(October 19, 2021 at 10:21 pm)DLJ Wrote:(October 19, 2021 at 6:32 pm)Belacqua Wrote: What argument do you use to demonstrate that this is true?
Hmmm. Good question. I'm not sure what to call it.
Maybe...
Argument from Pattern Recognition or
Argument from 'Beauty is in the Eye of the Beholder' or
Argument from Reification Error or simply
Argument from Information Theory?
Anyway, if I'm understanding it correctly from video (I admit there's a high chance that I'm not), Aquinas seems to have correctly realised that the information patterns referred to as 'properties' can be identified both/similarly from things that do not exist (i.e. imaginary / virtual / fictional things) as from things that do exist (physically).

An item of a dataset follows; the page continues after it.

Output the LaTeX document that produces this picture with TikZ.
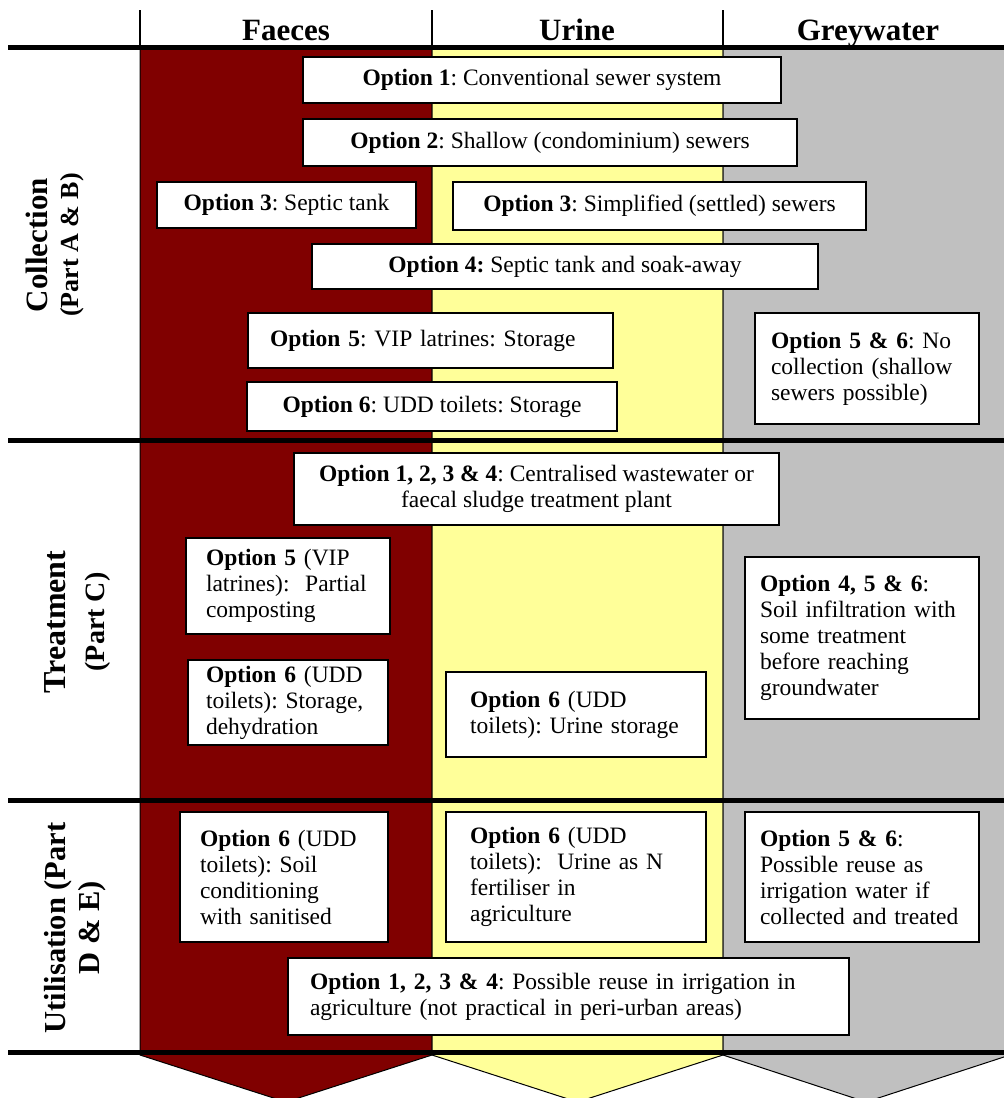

So, credit where it's due for that.
But then there seems to be an attempt to associate ("bring together") these information patterns with the existing-things themselves rather than associating the information patterns with the reader/interpreter of the existing-things.
Seems like a non sequitur.
Ah! They you go... Argument from Non Sequitur.
Sorry, apparently my question wasn't clear.
I'm wondering what it is that makes you say an essence isn't in the thing, but only in the reader.
When you say "information patterns," you seem to be referring to both properties and essences. Is that what you mean?
If something has the property of weighing two kilos, is this an information pattern? You could give information about the weight, but is the weight itself information?
An essence, I think, is the set of things that make something what it is and not another thing. So a platypus has a set of things -- characteristics, properties -- which make it a platypus and not some other thing. Are you saying that this set of things is a pattern of information? Are tails and beaks patterns of information, or they physical objects which are parts of an animal?
I'm not clear yet on what you're saying.